Assembler toutes les pièces de ce puzzle, c'est découvrir un ciel gris derrière une baie vitrée. Sur la paroi transparente, une inscription sous forme de graffiti : « Et si vous avaliez du verre brisé ? ». Une sensation de mal à la gorge est autorisée.
Cette vision glaçante est celle de l'hôtel Caiette, palais isolé sur une île au nord de Vancouver. Gîte pour millionnaires fatigués à trop compter leurs pépettes, l'établissement appartient à Jonathan Alkaitis, avatar de Bernard Madoff, le défrayeur des chroniques de 2008, le genre à organiser des diners mondains en pleine pandémie pour continuer à réseauter le VIP.
Le roman va raconter les circonstances de sa chute, de la ruine de tous ceux qui lui ont fait confiance, autant par naïveté que par avidité. Employés, compagnes et victimes vont interroger leur mauvaise conscience et Emily St.John Mandel les décrit ici comme des spectres amorphes que l'économie a extradé du monde réel, apatrides argentés qui trainent la malédiction de la culpabilité comme un boulet de vieux fantôme écossais. Les zombies de Wall Street.
Mais rassurez-vous, l'histoire ne fréquente pas uniquement les pages saumonées du Figaro pour pêcheurs de bons placements. Inutile d'être un crac du Cac 40, un nostalgique de la bourse de Paris avec René Tendron ou de suivre le cours du Dow Jones pendant son jogging à Central Park pour se passionner pour ce récit. Derrière chaque trader, oui, un être humain fragile sommeille et les personnages en orbite de ce scandale financier portent des traumatismes d'enfance, la perte d'être chers et la nostalgie des rêves brisés. Des gens anormaux comme tout le monde.
La structure narrative brillantissime utilisée par Emily St.John Mandel fait écho au montage financier utilisé par Madoff pendant des dizaines d'années : la fameuse pyramide de Ponzi. Pas le gars qui a la classe avec une banane sur la tête et un vieux cuir, sacré Fonzi. Il s'agit ici de Ponzi, un homme d'affaire qui en 1919 inventa cette magouille pour cols blancs pressés de finir millionnaires. Happy days. Si cette fraude consiste à rémunérer les investissements des clients non par des placements miraculeux mais par les apports de nouveaux gogos, l'auteure a très habilement construit de la même façon son récit, l'intrigue s'enrichissant au fur et à mesure de personnages secondaires qui prennent de plus en plus d'importance et portent l'histoire jusqu'à l'effondrement. Un échafaudage de gratte-ciel.
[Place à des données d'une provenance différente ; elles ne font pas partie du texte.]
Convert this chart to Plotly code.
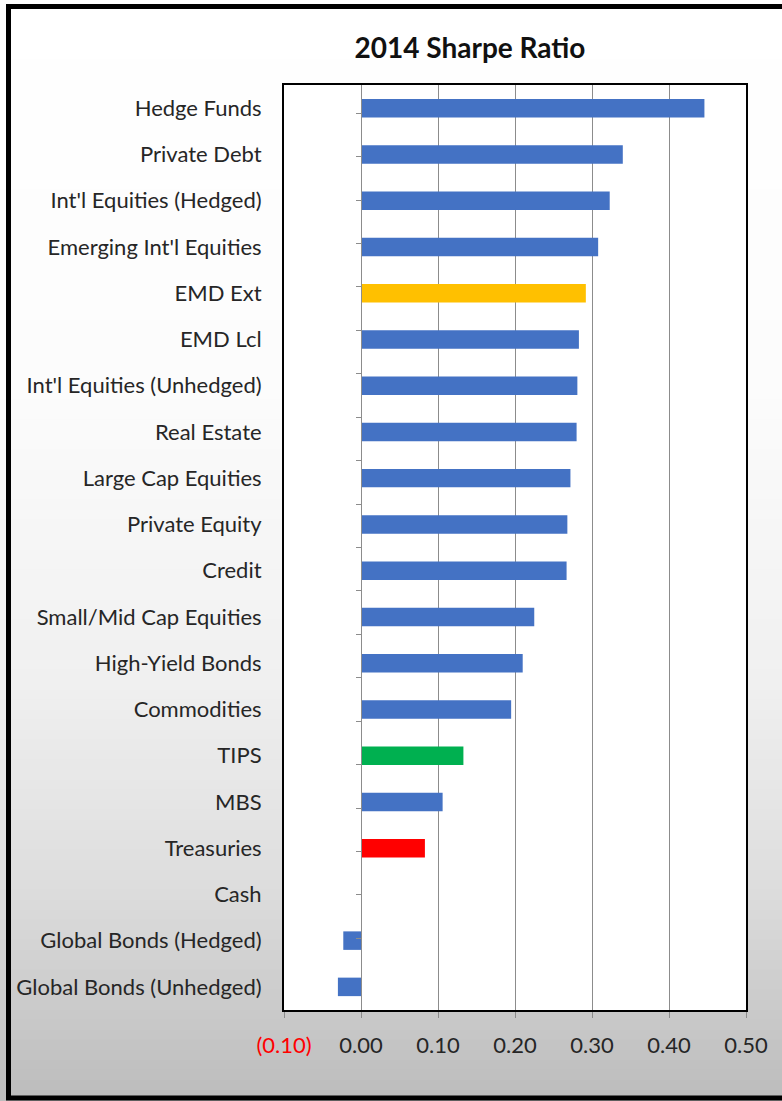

Sauts dans le temps, puis dans le vide, je me suis laissé séduire par cette histoire aride portée par une écriture à la fois distancée et poétique. Cette romancière excelle dans les personnages hors sol et dans les ambiances froides et mélancoliques qui rappellent certains films de Sofia Coppola.
Un peu lent au démarrage mais ensuite les pages se tournent toutes seules, emportées par le souffle glacial d'une bise canadienne. Pas l'haleine de caribou.
Je veux bien miser mon livret A sur la consécration littéraire d'Emily St.John Mandel. Rien que son nom fleure bon la postérité.